Suspension Compared

· Automobile team
Suspension is the part of a car that most drivers never think about until something goes wrong — or until they drive a vehicle whose suspension does something unexpectedly good.
The gap between a well-engineered premium suspension system and a standard setup is immediately felt, not just over rough roads but in the way the car holds its body through corners, responds to inputs, and isolates occupants from the accumulated indignities of real-world road surfaces.
Premium manufacturers have developed significantly different philosophies for how to achieve this, and the differences between them are meaningful.
The fundamental trade-off in suspension design is between comfort and control.
A very soft suspension absorbs road imperfections well but allows the body to move significantly in corners and under braking, reducing handling precision. A very firm suspension controls body motion precisely but transmits road surface texture directly to occupants. The goal of modern adaptive systems is to resolve that trade-off dynamically — being soft when comfort is needed and firm when control is needed — without forcing drivers to choose one permanently.
Mercedes-Benz: Comfort as the Priority
Mercedes builds its suspension philosophy around isolation and refinement. The AIRMATIC system, found across the S-Class, GLE, GLS, and other models, replaces conventional steel coil springs with air-filled rubber bellows at each corner. An electric compressor maintains pressure in each air spring, allowing the vehicle's control system to adjust ride height and firmness in real time based on speed, load, and selected driving mode. At low speeds, the system prioritizes compliance. At higher speeds, it lowers the vehicle for aerodynamic efficiency and increased stability.

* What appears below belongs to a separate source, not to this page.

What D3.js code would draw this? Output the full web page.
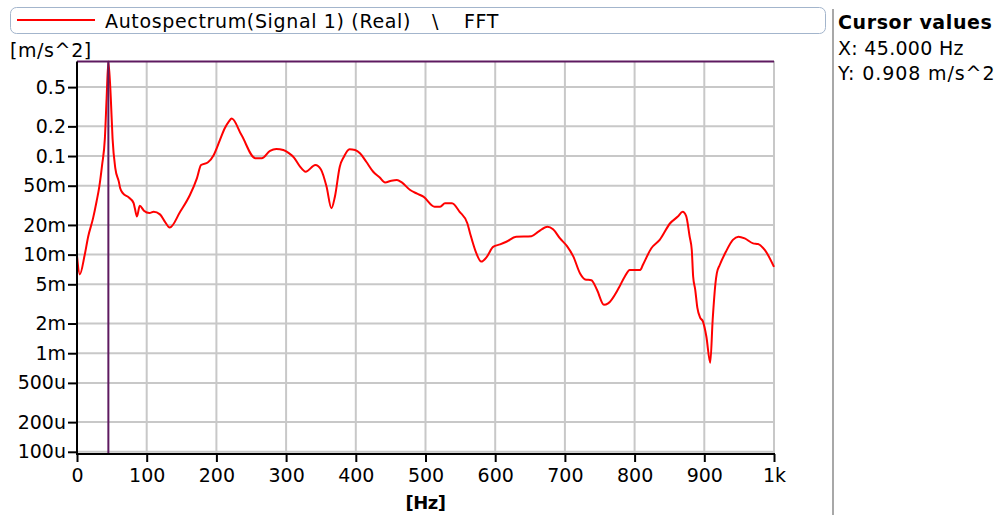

The most advanced Mercedes system is E-Active Body Control, found on flagship models like the GLS and certain S-Class configurations. It adds hydropneumatic actuation to the air springs, giving the suspension the ability to actively push and pull individual corners rather than simply absorbing forces passively. This allows the car to counteract body roll in corners, lean into curves, and pre-load specific corners ahead of anticipated road inputs. The windshield-mounted cameras that feed the system's road preview function scan the surface ahead and prepare each wheel's damping before the car reaches an imperfection — reducing the impact felt in the cabin to something closer to a sensation than a jolt. Mercedes calls their top system Magic Body Control, and the name, while self-congratulatory, is not entirely unjustified.
Porsche: Handling That Doesn't Sacrifice Comfort
Porsche's suspension philosophy begins from the opposite direction. Porsche Active Suspension Management, or PASM, is the brand's electronic damper control system, available across the 911, Cayenne, Panamera, and other models. The system continuously varies the damping force at each wheel based on inputs from the steering, brakes, throttle, and body motion sensors. In Normal and Comfort modes, damping is relaxed enough for reasonable daily driving comfort. In Sport and Sport Plus modes, it firms considerably to support precise handling at the limit.
PASM works with the car's overall chassis philosophy rather than fighting it. Porsche's suspension geometry is tuned for driving precision first — PASM then adjusts within that envelope rather than fundamentally altering the car's character. The result is that a Cayenne or 911 with PASM can cover broken road surfaces without punishing occupants, but switches into a genuinely taut, connected character when asked to. The system responds to driver inputs in milliseconds. Porsche also offers air suspension on the Cayenne and Panamera as an option, combining PASM's adaptive damping with the ride height adjustability that air springs provide.
BMW: The Balance Between Sport and Comfort
BMW's adaptive suspension approach, branded as Dynamic Damper Control or Electronic Damping Control depending on the model, monitors each wheel's movement at a rate of 400 times per second. The system independently controls compression and rebound damping at each corner, moving between soft and firm settings continuously. The 7 Series uses air suspension as standard, providing both the ride height adjustability of air springs and the active damping of BMW's control system. In Comfort mode, the 7 Series absorbs road texture with genuine refinement. In Sport or Sport Plus, it firms into a character that is notably more taut than the size of the car would suggest possible.
BMW's approach sits philosophically between Mercedes' comfort prioritization and Porsche's dynamics-first tuning. The goal is a vehicle that feels composed and refined for long highway distances while remaining genuinely engaging on a preferred road. Owners who regularly switch between modes tend to describe the Comfort setting as genuinely competitive with more dedicated comfort-oriented luxury cars, and the Sport setting as meaningfully different in character — a genuine transformation rather than a subtle adjustment.
Rolls-Royce: When Cost Is No Object
The Rolls-Royce Phantom and Ghost use a system called Flagbearer — a predictive suspension technology that combines stereo cameras with adaptive damping to read the road surface ahead and prepare each wheel's response before the car reaches an imperfection. The result is a ride quality that Rolls-Royce describes as the magic carpet ride, and which competitors acknowledge as the benchmark for luxury isolation. The suspension doesn't just absorb bumps — it anticipates and neutralizes them before occupants feel them. It is the most sophisticated production suspension system available, and it reflects what is possible when engineering budget is subordinated entirely to the goal of maximum occupant comfort.